We develop a methodology for detecting asset bubbles using a neural network. We rely on the theory of local martingales in continuous-time and use a deep network to estimate the diffusion coefficient of the price process more accurately than the current estimator, obtaining an improved detection of bubbles. We show the outperformance of our algorithm over the existing statistical method in a laboratory created with simulated data. We then apply the network classification to real data and build a zero net exposure trading strategy that exploits the risky arbitrage emanating from the presence of bubbles in the US equity market from 2006 to 2008. The profitability of the strategy provides an estimation of the economical magnitude of bubbles as well as support for the theoretical assumptions relied on.

Partner: Swissquote

Partner contact: Serge Kassibrakis

EPFL laboratory: Swiss Finance Institute @ EPFL

EPFL contact: Prof. Damir Filipovic, Alexis Marchal

I propose a new tool to characterize the resolution of uncertainty around FOMC press conferences. It relies on the construction of a measure capturing the level of discussion complexity between the Fed Chair and reporters during the Q&A sessions. I show that complex discussions are associated with higher equity returns and a drop in realized volatility.

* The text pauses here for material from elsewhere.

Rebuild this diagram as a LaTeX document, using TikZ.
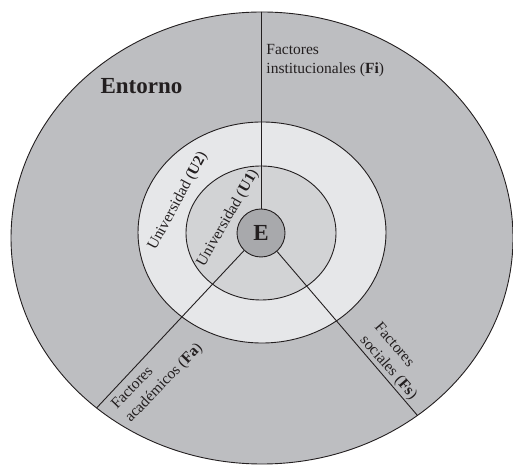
\documentclass[tikz,border=0pt]{standalone}
\usepackage{fontspec}
\setmainfont{Liberation Serif}
\usetikzlibrary{shapes.geometric,calc}
\definecolor{outerg}{HTML}{BDBEC1}
\definecolor{ringtwo}{HTML}{E6E7E9}
\definecolor{ringone}{HTML}{D2D3D5}
\definecolor{coreg}{HTML}{A8A9AC}
\definecolor{ink}{HTML}{231F20}
\begin{document}
\begin{tikzpicture}[x=1pt,y=1pt,line width=0.9pt,
  ringshape/.style={ellipse,draw=ink,inner sep=0pt,outer sep=0pt},
  lbl/.style={inner sep=0pt,text=ink,font=\fontsize{15.5}{19}\selectfont},
  big/.style={inner sep=0pt,text=ink,font=\fontsize{23}{26}\selectfont\bfseries}]
\useasboundingbox (0,0) rectangle (513,465);
\node[ringshape,fill=outerg,minimum width=502,minimum height=452] (env) at (262,227) {};
\node[ringshape,fill=ringtwo,minimum width=248,minimum height=221] (u2ring) at (262,232.5) {};
\node[ringshape,fill=ringone,minimum width=150,minimum height=134] (u1ring) at (261,232) {};
\node[circle,draw=ink,fill=coreg,minimum size=48,inner sep=0pt] (E) at (261,232) {};
\node[big] (Etxt) at (E) {E};
\coordinate (fi) at (261,470);
\coordinate (fa) at ($(E)+(226.8:300)$);
\coordinate (fs) at ($(E)+(-49.4:300)$);
\begin{scope}
\clip (262,227) ellipse [x radius=251,y radius=226];
\draw[ink] (E.north) -- (fi);
\draw[ink] (E.226.8) -- (fa);
\draw[ink] (E.-49.4) -- (fs);
\end{scope}
\node[big] (ent) at (141.5,379) {Entorno};
\node[lbl,rotate=61.6] (u2) at (178,264) {Universidad (\textbf{U2})};
\node[lbl,rotate=60] (u1) at (228,247) {Universidad (\textbf{U1})};
\node[lbl,align=left,anchor=north west] (fitxt) at (266,421) {Factores\\institucionales (\textbf{Fi})};
\node[lbl,align=left,anchor=north west,rotate=46] (fatxt) at (109.2,62.3) {Factores\\académicos (\textbf{Fa})};
\node[lbl,align=left,anchor=north west,rotate=-49] (fstxt) at (381.7,144.3) {Factores\\sociales (\textbf{Fs})};
\end{tikzpicture}
\end{document}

The method creates an attention score by quantifying how much the Chair needs to rely on reading internal documents to be able to answer a question. This is accomplished by building a novel dataset of video images of the press conferences and leveraging recent deep learning algorithms from computer vision. This alternative data provides new information on nonverbal communication that cannot be extracted from the widely analyzed FOMC transcripts. This paper can be seen as a proof of concept that certain videos contain valuable information for the study of financial markets.

Partner: CICR, FLO

Partner contact: Fabrice Lauper

EPFL laboratory: Distributed Information Systems Laboratory (LSIR)

EPFL contact: Prof. Karl Aberer, Rémi Lebret

Armed conflicts, violence and migration are causing large scale separation of family members, dislocation of family links and missing persons. People must receive help to know what happened to reconnect to their loved ones as rapidly as possible. The ICRC and LSIR through its partnership have set themselves a challenge to analyse publicly available data through analytics techniques to identify missing persons that would arguably not have been identified using current, conventional methods. The goal of this project is to facilitate the search for missing individuals by building scalable, accurate systems tailored for that purpose.

Partner: Microsoft

Partner contact: Irene Zhang, Dan Ports, Marios Kogias

EPFL laboratory: Data Center Systems Laboratory (DCSL)

EPFL contact: Prof. Edouard Bugnion, Konstantinos Prasopoulos

We consider a web-scale application within a datacenter that comprises of hundreds of software components, deployed on thousands of servers. These versatile components communicate with each other via Remote Procedure Calls (RPCs) with the cost of an individual RPC service typically measured in microseconds. The end-user performance, availability and overall efficiency of the entire system are largely dependent on the efficient delivery and scheduling of these RPCs. We propose to make RPC first-class citizens of datacenter deployment. This requires a revisitation of the overall architecture, application API, and network protocols. We are also building the tools that are necessary to scientifically evaluate microsesecond-scale services.